## START
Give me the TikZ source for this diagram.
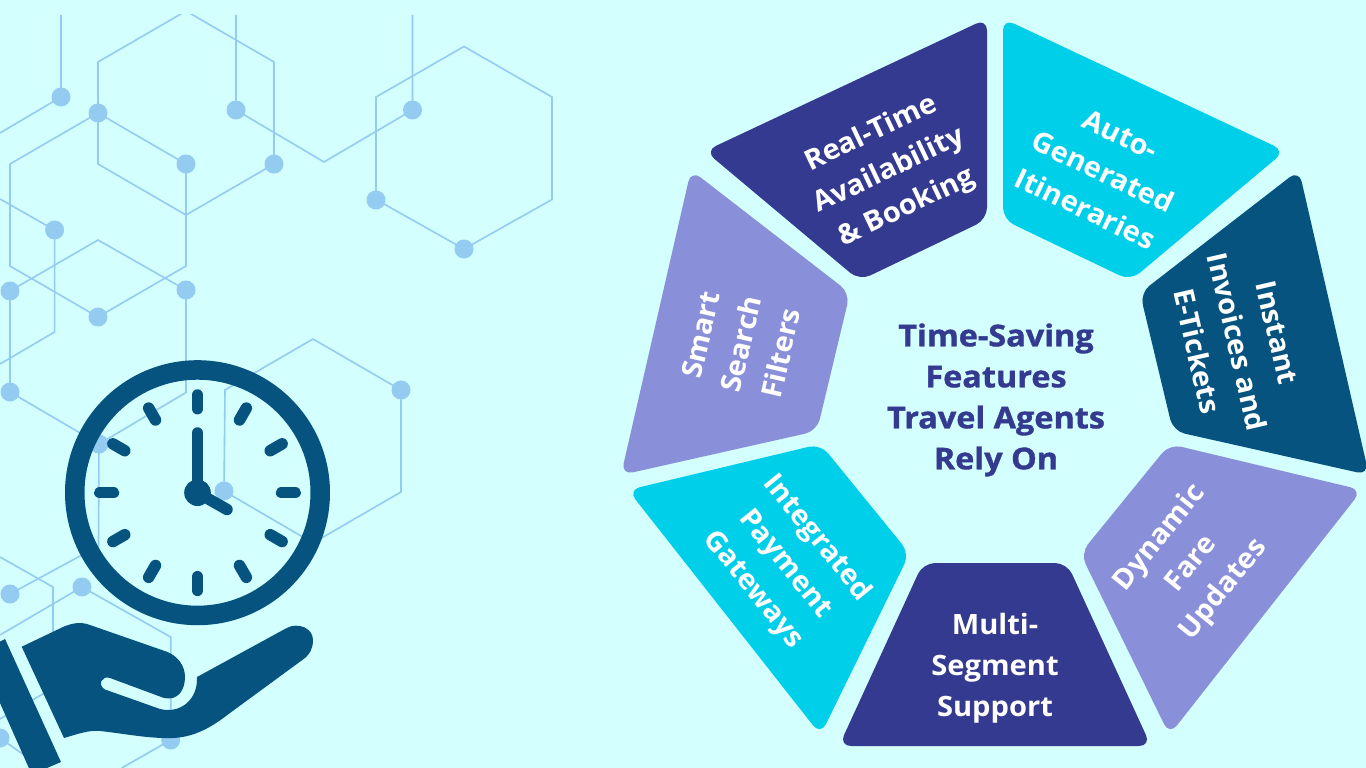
\documentclass[tikz,border=0pt]{standalone}
\usepackage{fontspec}
\setmainfont{Open Sans}
\newfontfamily\lblfont[FakeStretch=1.04]{Open Sans}
\newfontfamily\ttlfont[FakeStretch=1.08,BoldFeatures={FakeBold=1.2}]{Open Sans}
\definecolor{bgc}{HTML}{D3FFFE}
\definecolor{indigoc}{HTML}{353A91}
\definecolor{cyanc}{HTML}{00CFEA}
\definecolor{peric}{HTML}{8A8FD9}
\definecolor{navyc}{HTML}{065380}
\definecolor{linec}{HTML}{94CBF0}
\tikzset{
  hexline/.style={draw=linec,line width=1.6pt,line join=miter},
  dotc/.style={fill=linec},
  petal/.style={rounded corners=12pt},
  lbl/.style={text=white,align=center,font=\fontsize{28}{41}\lblfont\bfseries,inner sep=0pt},
  ttl/.style={text=indigoc,align=center,font=\fontsize{30}{41}\ttlfont\bfseries,inner sep=0pt},
  tick/.style={draw=navyc,line width=11.5pt,line cap=round}
}
\begin{document}
\begin{tikzpicture}[x=1pt,y=-1pt]
\useasboundingbox (0,0) rectangle (1366,768);
\fill[bgc] (0,0) rectangle (1366,768);
\begin{scope}
\clip (0,15) rectangle (1366,768);
\draw[hexline] (61,15)--(61,97)--(0,133);
\draw[hexline] (186,11)--(274,62)--(274,164)--(186,215)--(98,164)--(98,62)--cycle;
\draw[hexline] (98,113)--(186,164)--(186,266)--(98,317)--(10,266)--(10,164)--cycle;
\draw[hexline] (236,15)--(236,110)--(324,162)--(412.5,110)--(412.5,15);
\draw[hexline] (464,46.5)--(552,97)--(552,199.5)--(464,249)--(376,199.5)--(376,97)--cycle;
\draw[hexline] (0,199)--(54.6,230)--(54.6,332)--(0,364);
\draw[hexline] (10,392)--(10,291)--(98,240)--(186,290)--(186,392.5)--(99,444)--(10,392);
\draw[hexline] (99,444)--(98.5,546)--(10,594);
\draw[hexline] (313,339)--(401,390)--(401,492)--(313,543)--(224,491)--(225,390)--cycle;
\draw[hexline] (0,557)--(53,587)--(53,688)--(0,719);
\draw[hexline] (0,635)--(82,587)--(170.7,637)--(170.7,740)--(121.7,768);
\draw[hexline] (0,738)--(34,762);
\foreach \px/\py in {61/97,98/113,186/164,274/164,236/110,412.5/110,376/200,464/249,54.6/230,10/291,186/290,98/317,10/392,401/390,99/444,224/491,10/594,82/587,170.7/740,0/738}
  \fill[dotc] (\px,\py) circle (9.5);
\end{scope}
% clock
\fill[navyc,even odd rule] (197.5,492.7) circle (132.5) (197.5,492.7) circle (113);
\foreach \ang in {0,30,...,330}
  \draw[tick] (197.5,492.7)++(\ang:84)--++(\ang:13.7);
\fill[navyc] (197.5,492.7) circle (13.3);
\draw[tick] (197.5,492.7)--(197.5,433);
\draw[tick] (197.5,492.7)--(227,509.5);
% cuff
\fill[navyc] (0,641.5)--(5,639)--(61,762)--(40,771)--(32,775)--(0,703)--cycle;
% hand
\fill[navyc] (21.7,646.7)--(63,627) .. controls (72,623) and (81,621.5) .. (90,625)
 --(166.7,651.7) .. controls (178,656) and (185,666) .. (185,677)
 .. controls (185,690) and (178,701) .. (164,698)
 --(110,678) .. controls (102,675) and (97,685) .. (105,689.5)
 --(160,709) .. controls (180,714) and (198,700) .. (197,677)
 --(286.7,628) .. controls (298,622) and (313,628) .. (313,640)
 .. controls (313,648) and (310,654) .. (305,658)
 --(230,713) .. controls (212,727) and (195,737) .. (173,738)
 .. controls (150,739) and (120,733) .. (100,731)
 .. controls (88,730) and (78,734) .. (64,738)--cycle;
% petals
\fill[indigoc,petal] (987,18.5)--(987,219.5)--(859.5,280.6)--(705,151)--cycle;
\fill[cyanc,petal] (1003,18.5)--(1003,219.5)--(1130.5,280.6)--(1285,151)--cycle;
\fill[peric,petal] (691,170)--(850,293)--(817,431)--(621,475)--cycle;
\fill[navyc,petal] (1299,170)--(1140,293)--(1173,431)--(1369,475)--cycle;
\fill[cyanc,petal] (820.5,444)--(909.6,553.5)--(820.6,735)--(628,490)--cycle;
\fill[peric,petal] (1169.5,444)--(1080.4,553.5)--(1169.4,735)--(1362,490)--cycle;
\fill[indigoc,rounded corners=12pt] (923,563)--(839,746)--(1151,746)--(1067,563)--cycle;
% labels
\node[lbl,rotate=25.5] (realtime) at (889,171) {Real-Time\\Availability\\\& Booking};
\node[lbl,rotate=-25.5] (auto) at (1103,172) {Auto-\\Generated\\Itineraries};
\node[lbl,rotate=77] (smart) at (741,344) {Smart\\Search\\Filters};
\node[lbl,rotate=-77] (instant) at (1237,342) {Instant\\Invoices and\\E-Tickets};
\node[lbl,rotate=-51] (integrated) at (785,564) {Integrated\\Payment\\Gateways};
\node[lbl,rotate=51] (dynamic) at (1192,564) {Dynamic\\Fare\\Updates};
\node[lbl] (multi) at (995,668) {Multi-\\Segment\\Support};
\node[ttl] (title) at (996,400) {Time-Saving\\Features\\Travel Agents\\Rely On};
\end{tikzpicture}
\end{document}
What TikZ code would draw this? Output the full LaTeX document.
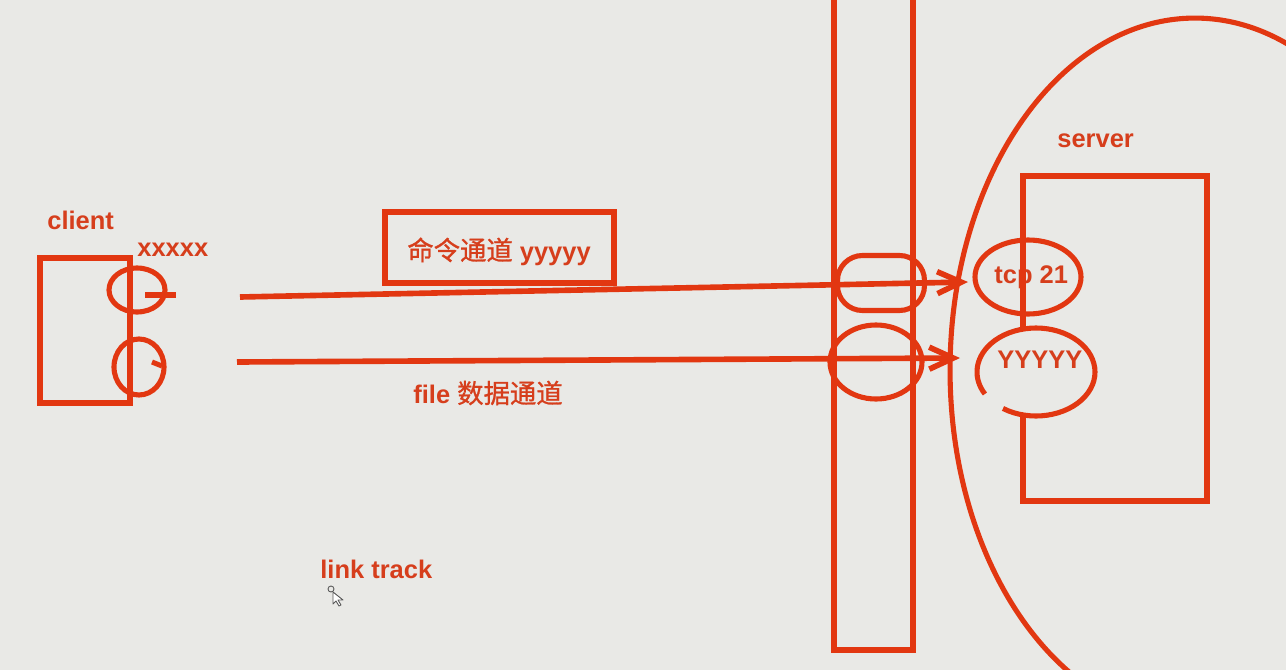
## END
● **Task requirements**:
All of the material above is to be copied exactly, except for its images.

● **Answer to this exercise**:
Give me the TikZ source for this diagram.
\documentclass[tikz,border=0pt]{standalone}
\usepackage{fontspec}
\setmainfont{Open Sans}
\newfontfamily\lblfont[FakeStretch=1.04]{Open Sans}
\newfontfamily\ttlfont[FakeStretch=1.08,BoldFeatures={FakeBold=1.2}]{Open Sans}
\definecolor{bgc}{HTML}{D3FFFE}
\definecolor{indigoc}{HTML}{353A91}
\definecolor{cyanc}{HTML}{00CFEA}
\definecolor{peric}{HTML}{8A8FD9}
\definecolor{navyc}{HTML}{065380}
\definecolor{linec}{HTML}{94CBF0}
\tikzset{
  hexline/.style={draw=linec,line width=1.6pt,line join=miter},
  dotc/.style={fill=linec},
  petal/.style={rounded corners=12pt},
  lbl/.style={text=white,align=center,font=\fontsize{28}{41}\lblfont\bfseries,inner sep=0pt},
  ttl/.style={text=indigoc,align=center,font=\fontsize{30}{41}\ttlfont\bfseries,inner sep=0pt},
  tick/.style={draw=navyc,line width=11.5pt,line cap=round}
}
\begin{document}
\begin{tikzpicture}[x=1pt,y=-1pt]
\useasboundingbox (0,0) rectangle (1366,768);
\fill[bgc] (0,0) rectangle (1366,768);
\begin{scope}
\clip (0,15) rectangle (1366,768);
\draw[hexline] (61,15)--(61,97)--(0,133);
\draw[hexline] (186,11)--(274,62)--(274,164)--(186,215)--(98,164)--(98,62)--cycle;
\draw[hexline] (98,113)--(186,164)--(186,266)--(98,317)--(10,266)--(10,164)--cycle;
\draw[hexline] (236,15)--(236,110)--(324,162)--(412.5,110)--(412.5,15);
\draw[hexline] (464,46.5)--(552,97)--(552,199.5)--(464,249)--(376,199.5)--(376,97)--cycle;
\draw[hexline] (0,199)--(54.6,230)--(54.6,332)--(0,364);
\draw[hexline] (10,392)--(10,291)--(98,240)--(186,290)--(186,392.5)--(99,444)--(10,392);
\draw[hexline] (99,444)--(98.5,546)--(10,594);
\draw[hexline] (313,339)--(401,390)--(401,492)--(313,543)--(224,491)--(225,390)--cycle;
\draw[hexline] (0,557)--(53,587)--(53,688)--(0,719);
\draw[hexline] (0,635)--(82,587)--(170.7,637)--(170.7,740)--(121.7,768);
\draw[hexline] (0,738)--(34,762);
\foreach \px/\py in {61/97,98/113,186/164,274/164,236/110,412.5/110,376/200,464/249,54.6/230,10/291,186/290,98/317,10/392,401/390,99/444,224/491,10/594,82/587,170.7/740,0/738}
  \fill[dotc] (\px,\py) circle (9.5);
\end{scope}
% clock
\fill[navyc,even odd rule] (197.5,492.7) circle (132.5) (197.5,492.7) circle (113);
\foreach \ang in {0,30,...,330}
  \draw[tick] (197.5,492.7)++(\ang:84)--++(\ang:13.7);
\fill[navyc] (197.5,492.7) circle (13.3);
\draw[tick] (197.5,492.7)--(197.5,433);
\draw[tick] (197.5,492.7)--(227,509.5);
% cuff
\fill[navyc] (0,641.5)--(5,639)--(61,762)--(40,771)--(32,775)--(0,703)--cycle;
% hand
\fill[navyc] (21.7,646.7)--(63,627) .. controls (72,623) and (81,621.5) .. (90,625)
 --(166.7,651.7) .. controls (178,656) and (185,666) .. (185,677)
 .. controls (185,690) and (178,701) .. (164,698)
 --(110,678) .. controls (102,675) and (97,685) .. (105,689.5)
 --(160,709) .. controls (180,714) and (198,700) .. (197,677)
 --(286.7,628) .. controls (298,622) and (313,628) .. (313,640)
 .. controls (313,648) and (310,654) .. (305,658)
 --(230,713) .. controls (212,727) and (195,737) .. (173,738)
 .. controls (150,739) and (120,733) .. (100,731)
 .. controls (88,730) and (78,734) .. (64,738)--cycle;
% petals
\fill[indigoc,petal] (987,18.5)--(987,219.5)--(859.5,280.6)--(705,151)--cycle;
\fill[cyanc,petal] (1003,18.5)--(1003,219.5)--(1130.5,280.6)--(1285,151)--cycle;
\fill[peric,petal] (691,170)--(850,293)--(817,431)--(621,475)--cycle;
\fill[navyc,petal] (1299,170)--(1140,293)--(1173,431)--(1369,475)--cycle;
\fill[cyanc,petal] (820.5,444)--(909.6,553.5)--(820.6,735)--(628,490)--cycle;
\fill[peric,petal] (1169.5,444)--(1080.4,553.5)--(1169.4,735)--(1362,490)--cycle;
\fill[indigoc,rounded corners=12pt] (923,563)--(839,746)--(1151,746)--(1067,563)--cycle;
% labels
\node[lbl,rotate=25.5] (realtime) at (889,171) {Real-Time\\Availability\\\& Booking};
\node[lbl,rotate=-25.5] (auto) at (1103,172) {Auto-\\Generated\\Itineraries};
\node[lbl,rotate=77] (smart) at (741,344) {Smart\\Search\\Filters};
\node[lbl,rotate=-77] (instant) at (1237,342) {Instant\\Invoices and\\E-Tickets};
\node[lbl,rotate=-51] (integrated) at (785,564) {Integrated\\Payment\\Gateways};
\node[lbl,rotate=51] (dynamic) at (1192,564) {Dynamic\\Fare\\Updates};
\node[lbl] (multi) at (995,668) {Multi-\\Segment\\Support};
\node[ttl] (title) at (996,400) {Time-Saving\\Features\\Travel Agents\\Rely On};
\end{tikzpicture}
\end{document}
What TikZ code would draw this? Output the full LaTeX document.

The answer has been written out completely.